A renewed national interest in local food has helped stimulate agricultural education in some rural areas, however, such as in Irwin County, Ga. There, students at the high school's demonstration farm are growing and harvesting corn, then churning out cornmeal and grits for an eager local audience.
Educators at the school's 30-acre C.A.S.E. Farm – the acronym stands for Center for Agricultural Study and Excellence – have seized the opportunity to teach their charges about value-added products (sales of which help fund the program itself). "With the economy getting like it is, people are trying to keep their money at home," explains Wesley Paulk, Irwin County High's young farmer advisor.
In a region historically dominated by corn, cotton and peanuts, Paulk and his colleagues are trying to make an agricultural future viable for their students. "We're teaching processing, marketing and selling," says Paulk. "It's been a real positive program."

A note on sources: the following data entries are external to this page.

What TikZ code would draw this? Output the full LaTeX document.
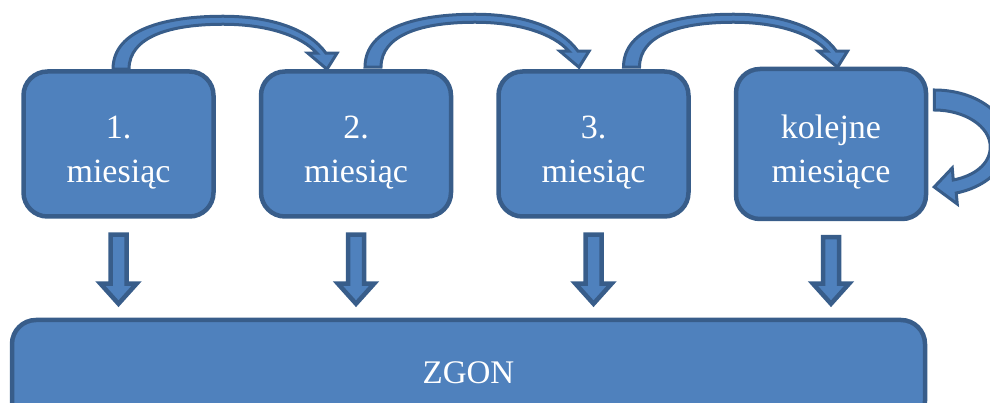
\documentclass[tikz,border=0pt]{standalone}
\usepackage{fontspec}
\setmainfont{Liberation Serif}
\usetikzlibrary{positioning,calc}
\definecolor{BoxFill}{HTML}{4F81BD}
\definecolor{BoxLine}{HTML}{385D8A}
\newcommand\twolines[2]{\rule{0pt}{39pt}#1\\#2}

\tikzset{
  month/.style={draw=BoxLine,fill=BoxFill,line width=4.5pt,rounded corners=24pt,
    minimum width=190pt,minimum height=145pt,align=center,text=white,
    font=\fontsize{34}{44}\selectfont},
  zgonbox/.style={month,minimum width=913pt,minimum height=105pt,
    font=\fontsize{33}{38}\selectfont},
  blockarrow/.style={draw=BoxLine,fill=BoxFill,line width=3.5pt,line join=miter},
  bendarrow/.pic={
    \filldraw[blockarrow,line width=3pt] (-8,0) .. controls (-8,40) and (45,53) .. (102,53)
      .. controls (150,53) and (188,40) .. (205,16) -- (216,16) -- (206,0) -- (187,16) -- (196,16)
      .. controls (180,34) and (145,45) .. (102,45) .. controls (50,45) and (8,33) .. (8,0) -- cycle;
  }
}

\begin{document}
\begin{tikzpicture}[x=1pt,y=1pt,node distance=43pt]
  \useasboundingbox (0,0) rectangle (990,403);
  \clip (0,0) rectangle (990,403);

  \node[month] (m1) at (118.5,259) {\twolines{1.}{miesiąc}};
  \node[month,right=of m1] (m2) {\twolines{2.}{miesiąc}};
  \node[month,right=of m2] (m3) {\twolines{3.}{miesiąc}};
  \node[month,right=of m3,minimum height=150pt] (m4) {\twolines{kolejne}{miesiące}};
  \node[zgonbox] (zgon) at (468.5,30.5) {ZGON};

  % arrows over the boxes
  \pic at ($(m1.north)+(2.5,0)$) {bendarrow};
  \pic at ($(m2.north)+(17,2)$) {bendarrow};
  \pic at ($(m3.north)+(38,2)$) {bendarrow};

  % loop back on the last box
  \filldraw[blockarrow,line width=3pt,shift={(m4.east)}] (6,54) .. controls (48,54) and (80,30) .. (80,2)
    .. controls (80,-26) and (54,-44) .. (28,-49) -- (29,-60) -- (6,-43) -- (24,-24) -- (25,-36)
    .. controls (46,-32) and (62,-20) .. (62,-3) .. controls (62,18) and (36,34) .. (6,34) -- cycle;

  % down to ZGON
  \foreach \m in {m1,m2,m3,m4} {
    \filldraw[blockarrow,line width=4.5pt] let \p1=($(\m.south)+(0,-16)$), \p2=($(\m.south |- zgon.north)+(0,14)$) in
      (\x1-8pt,\y1) -- (\x1+8pt,\y1) -- (\x1+8pt,\y2+20pt) -- (\x1+18pt,\y2+20pt)
      -- (\x2,\y2) -- (\x1-18pt,\y2+20pt) -- (\x1-8pt,\y2+20pt) -- cycle;
  }
\end{tikzpicture}
\end{document}
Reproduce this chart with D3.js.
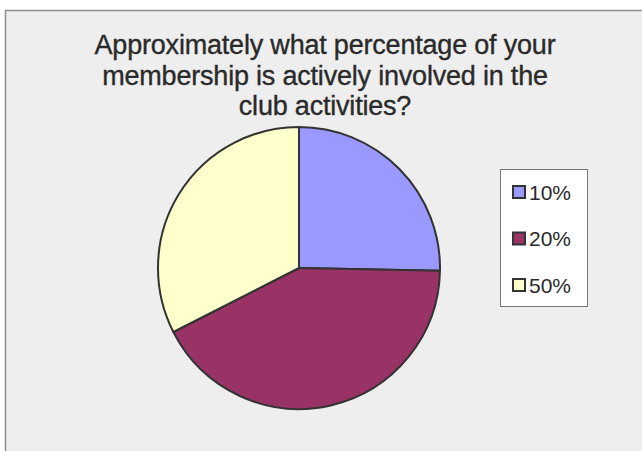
<!DOCTYPE html>
<html><head><meta charset="utf-8">
<script src="https://cdn.jsdelivr.net/npm/d3@7"></script>
<style>html,body{margin:0;padding:0;background:#fff;}svg{display:block;}</style>
</head><body>
<svg id="c" width="642" height="451"></svg>
<script>
const categories = ["10%", "20%", "50%"];
const values = [25.3, 42.2, 32.5];
const colors = ["#9999FF", "#993366", "#FFFFCC"];
const titleLines = ["Approximately what percentage of your", "membership is actively involved in the", "club activities?"];

const svg = d3.select("#c");
svg.append("rect").attr("x", 5.5).attr("y", 10.5).attr("width", 700).attr("height", 500)
  .attr("fill", "#eeeeee").attr("stroke", "#8c8c8c").attr("stroke-width", 1.5);

const font = "'Liberation Sans', Arial, sans-serif";
svg.append("g").selectAll("text").data(titleLines).join("text")
  .attr("x", 325).attr("y", (d, i) => 54 + i * 30.5)
  .attr("text-anchor", "middle").attr("font-family", font).attr("font-size", 27)
  .attr("letter-spacing", -0.2)
  .attr("fill", "#2a2a2a").attr("stroke", "#2a2a2a").attr("stroke-width", 0.35)
  .text(d => d);

const data = categories.map((c, i) => ({c, v: values[i]}));
const pie = d3.pie().value(d => d.v).sort(null);
const arc = d3.arc().innerRadius(0).outerRadius(141);
const color = d3.scaleOrdinal().domain(categories).range(colors);
svg.append("g").attr("transform", "translate(299,268)")
  .selectAll("path").data(pie(data)).join("path")
  .attr("d", arc).attr("fill", d => color(d.data.c))
  .attr("stroke", "#333").attr("stroke-width", 2).attr("stroke-linejoin", "round");

const lg = svg.append("g");
lg.append("rect").attr("x", 500.5).attr("y", 169.5).attr("width", 87).attr("height", 137)
  .attr("fill", "#fff").attr("stroke", "#777").attr("stroke-width", 1);
const ly = d3.scalePoint().domain(categories).range([192, 285]);
const items = lg.selectAll("g.it").data(categories).join("g").attr("class", "it")
  .attr("transform", d => `translate(0,${ly(d)})`);
items.append("rect").attr("x", 513).attr("y", -6).attr("width", 12).attr("height", 12)
  .attr("fill", d => color(d)).attr("stroke", "#333").attr("stroke-width", 2);
items.append("text").attr("x", 529).attr("y", 7.5).attr("font-family", font).attr("font-size", 21)
  .attr("fill", "#2a2a2a").text(d => d);
</script>
</body></html>
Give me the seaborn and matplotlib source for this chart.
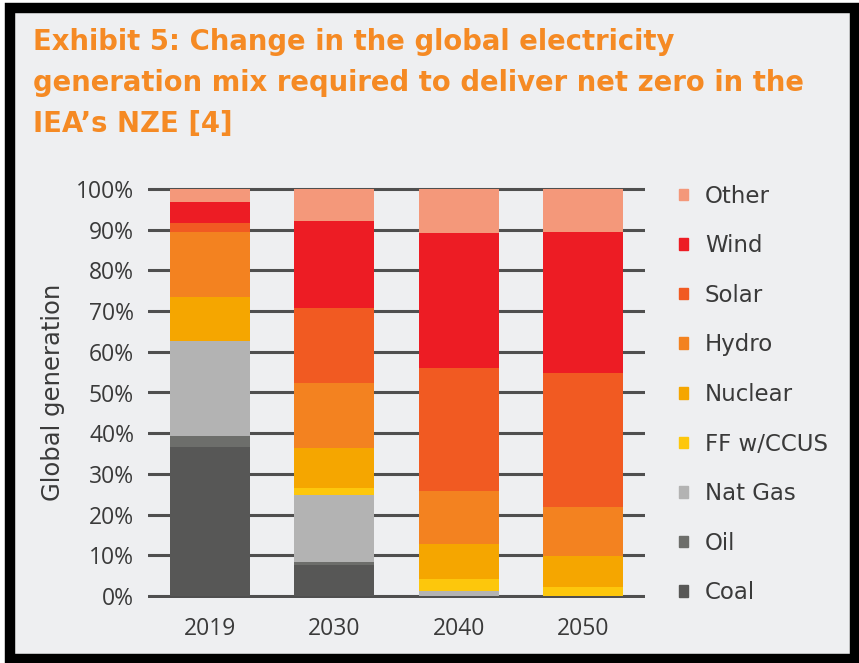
import matplotlib
matplotlib.use("Agg")
import matplotlib.pyplot as plt
import matplotlib.patches as mpatches
import numpy as np
import seaborn as sns

# --- data (share of global generation, %) ---
years = ["2019", "2030", "2040", "2050"]
sources = ["Coal", "Oil", "Nat Gas", "FF w/CCUS", "Nuclear", "Hydro", "Solar", "Wind", "Other"]
coal = [36.5, 7.6, 0.0, 0.0]
oil = [2.9, 0.8, 0.0, 0.0]
nat_gas = [23.3, 16.5, 1.1, 0.0]
ff_ccus = [0.0, 1.6, 3.0, 2.3]
nuclear = [10.7, 9.9, 8.6, 7.6]
hydro = [16.1, 15.9, 13.2, 11.9]
solar = [2.2, 18.5, 30.0, 33.1]
wind = [5.2, 21.3, 33.2, 34.6]
other = [3.1, 7.9, 10.9, 10.5]

colours = ["#575756", "#6d6e6b", "#b3b3b3", "#fdc70c", "#f5a600",
           "#f38220", "#f15a22", "#ed1c24", "#f4987a"]

series = [coal, oil, nat_gas, ff_ccus, nuclear, hydro, solar, wind, other]
cum = np.cumsum(np.array(series), axis=0)

sns.set_style("white")
plt.rcParams["font.family"] = ["Open Sans", "DejaVu Sans"]

bg = "#eeeff1"
txt = "#3a3a3a"
fig = plt.figure(figsize=(8.59, 6.63), dpi=100, facecolor="white")

# outer frame
fig.patches.append(mpatches.Rectangle((10 / 859, 4 / 663), 845 / 859, 651 / 663,
                                      transform=fig.transFigure, facecolor=bg,
                                      edgecolor="black", linewidth=7.5, zorder=-10))

ax = fig.add_axes([148 / 859, 1 - 597.6 / 663, 497 / 859, 410.2 / 663])
ax.set_facecolor("none")

# stacked bars: draw cumulative totals from the top down so lower ones overlay
for i in range(len(sources) - 1, -1, -1):
    sns.barplot(x=years, y=cum[i], color=colours[i], width=0.645,
                saturation=1, ax=ax, zorder=3, linewidth=0)

ax.set_ylim(-0.4, 100.4)
ax.set_xlim(-0.5, 3.5)
ax.set_yticks(np.arange(0, 101, 10))
ax.set_yticklabels([f"{v}%" for v in range(0, 101, 10)])
ax.yaxis.grid(True, color="#4f4f4f", linewidth=2.2, zorder=0)
ax.set_axisbelow(True)
for s in ax.spines.values():
    s.set_visible(False)
ax.tick_params(axis="both", length=0, labelsize=16.5, colors=txt)
ax.tick_params(axis="y", pad=10)
ax.tick_params(axis="x", pad=14)
ax.set_xlabel("")
ax.set_ylabel("Global generation", fontsize=17.5, color=txt, labelpad=8,
              family=["DejaVu Sans"])

# legend
handles = [mpatches.Patch(color=colours[i], label=sources[i])
           for i in range(len(sources) - 1, -1, -1)]
fig.legend(handles=handles, loc="upper left", bbox_to_anchor=(658 / 859, 1 - 164 / 663),
           frameon=False, prop={"family": "DejaVu Sans", "size": 16.5},
           handlelength=0.4, handleheight=0.4,
           handletextpad=0.75, labelspacing=1.16, labelcolor=txt)

# title
orange = "#f58a24"
title_lines = ["Exhibit 5: Change in the global electricity",
               "generation mix required to deliver net zero in the",
               "IEA\u2019s NZE [4]"]
for k, line in enumerate(title_lines):
    fig.text(33 / 859, 1 - (50 + 41 * k) / 663, line, fontsize=19.8, fontweight="bold",
             family=["DejaVu Sans"], color=orange, va="baseline", ha="left")

fig.savefig("out.png", dpi=100, facecolor=fig.get_facecolor())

There are few programs anywhere as developed as C.A.S.E. The seven-year-old farm includes an organic peanut patch, three acres of sweet corn and a pig barn. The program's 100-plus enrollees, Paulk says, mostly "like being outside."
Agriculture education isn't new in Irwin. But the students' and teachers' shared confidence that the curriculum could translate into steady work surprises even Paulk, who as recently as a decade ago frequently heard that a farmer wouldn't fit into a 21st century economy. While Paulk may seem too gentlemanly to say 'I told you so', the message is embodied by every bag of C.A.S.E. Farm grits.